Obama’s “New Direction” at UN Got Us Nothing

September 23rd, 2010

Patrick Goodenough, CNSNews.com

As President Obama prepares to address the U.N. General Assembly on Thursday, the administration is emphasizing the fruits of Obama’s “new era of engagement” with the world body, but many of the touted achievements are open to challenge.

In a press briefing and accompanying statement Monday, the White House underlined progress in a range of areas, from the work of the U.N.’s Geneva-based Human Rights Council, to rallying support for an Iran sanctions resolution in the Security Council, to pushing for an efficiently-run U.N.

The accomplishments were presented as the result of Obama reversing his predecessor’s unconstructive approach.

“This year’s visit to the U.N. General Assembly comes as we have successfully and dramatically changed our course at the United Nations,” U.S. ambassador to the U.N. Susan Rice told the conference call briefing.

“We’ve ended needless American isolation,” she continued. “We’ve worked to repair what were some badly frayed relationships and scrapped outdated positions. And in the process, we’ve built a strong basis for cooperation that advances our security.”

Iran, North Korea

Both the briefing and statement stressed the importance of U.S. leadership in getting the Security Council to impose sanctions on North Korea (resolution 1874 in June 2009) and on Iran (resolution 1929 in June 2010).

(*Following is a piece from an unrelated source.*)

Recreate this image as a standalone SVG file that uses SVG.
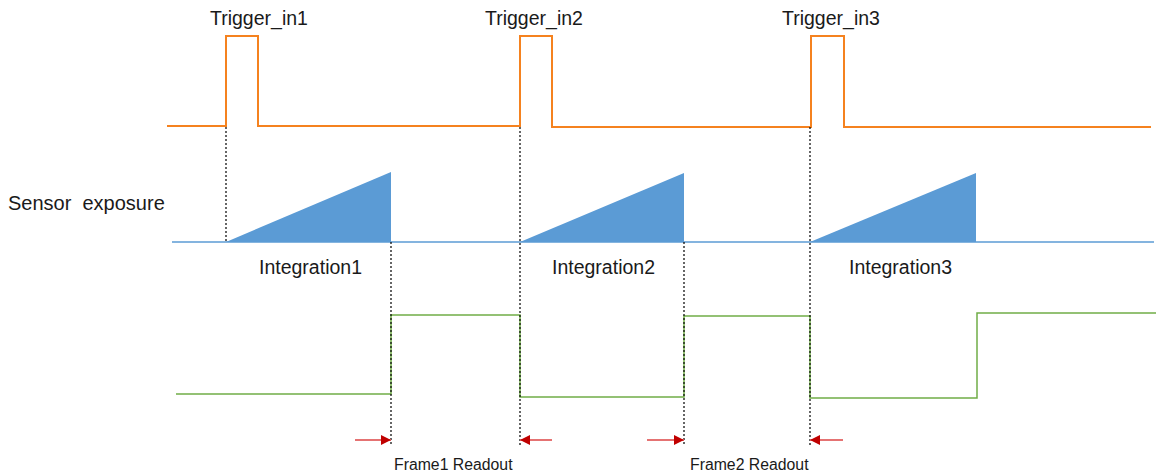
<svg xmlns="http://www.w3.org/2000/svg" width="1158" height="475" viewBox="0 0 1158 475">
<defs>
<style>
.lbl{font-family:"Liberation Sans",Arial,sans-serif;font-size:19.5px;fill:#1a1a1a}
.small{font-family:"Liberation Sans",Arial,sans-serif;font-size:15.8px;fill:#1a1a1a}
.trig{fill:none;stroke:#f5821f;stroke-width:2}
.exp{fill:none;stroke:#5b9bd5;stroke-width:1.5}
.tri{fill:#5b9bd5;stroke:none}
.rd{fill:none;stroke:#70ad47;stroke-width:1.5}
.dot{stroke:#000;stroke-width:1.2;stroke-dasharray:2,2;fill:none}
.arr{stroke:#e57373;stroke-width:2;fill:none}
</style>
<marker id="ah" viewBox="0 0 10 10" refX="10" refY="5" markerWidth="10" markerHeight="10" markerUnits="userSpaceOnUse" orient="auto">
<path d="M0,0 L10,5 L0,10 Z" fill="#c00000"/>
</marker>
</defs>
<rect width="1158" height="475" fill="#fff"/>
<g id="trigger-signal">
<path class="trig" d="M167,126 H226 V36 H258 V126 H520 V36 H552 V127 H811 V36 H844 V127 H1151"/>
<text class="lbl" x="210" y="25">Trigger_in1</text>
<text class="lbl" x="485" y="25">Trigger_in2</text>
<text class="lbl" x="782" y="25">Trigger_in3</text>
</g>
<g id="sensor-exposure">
<text class="lbl" x="8" y="210" xml:space="preserve" style="font-size:20px">Sensor  exposure</text>
<path class="exp" d="M172,242 H1154"/>
<polygon class="tri" points="226,242 391,172 391,242"/>
<polygon class="tri" points="520,242 684,173 684,242"/>
<polygon class="tri" points="810,242 976,173 976,242"/>
<text class="lbl" x="259" y="274">Integration1</text>
<text class="lbl" x="552" y="274">Integration2</text>
<text class="lbl" x="849" y="274">Integration3</text>
</g>
<g id="readout-signal">
<path class="rd" d="M176,394 H391 V315 H520 V397 H684 V316 H810 V398 H977 V313 H1156"/>
</g>
<g id="connectors">
<line class="dot" x1="226" y1="127" x2="226" y2="242"/>
<line class="dot" x1="391" y1="242" x2="391" y2="445"/>
<line class="dot" x1="520" y1="127" x2="520" y2="445"/>
<line class="dot" x1="684" y1="242" x2="684" y2="445"/>
<line class="dot" x1="810" y1="127" x2="810" y2="445"/>
<line class="arr" x1="355" y1="440" x2="391" y2="440" marker-end="url(#ah)"/>
<line class="arr" x1="552" y1="440" x2="520" y2="440" marker-end="url(#ah)"/>
<line class="arr" x1="647" y1="440" x2="684" y2="440" marker-end="url(#ah)"/>
<line class="arr" x1="843" y1="440" x2="810" y2="440" marker-end="url(#ah)"/>
</g>
<g id="readout-labels">
<text class="small" x="394" y="470">Frame1 Readout</text>
<text class="small" x="690" y="470">Frame2 Readout</text>
</g>
</svg>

While the resolutions did toughen existing sanctions against the regimes, both were watered down at the insistence of permanent Security Council members China and Russia.

The Iran resolution eventually was passed after six months of negotiations during which administration officials pledged that sanctions would be “crippling.”

Monday’s White House statement described the resolution as “the toughest sanctions ever faced by the Iranian government.”

Crucially, however, the resolution did not target gasoline shipments, widely viewed as Tehran’s Achilles heel as it imports up to 40 percent of its gasoline needs.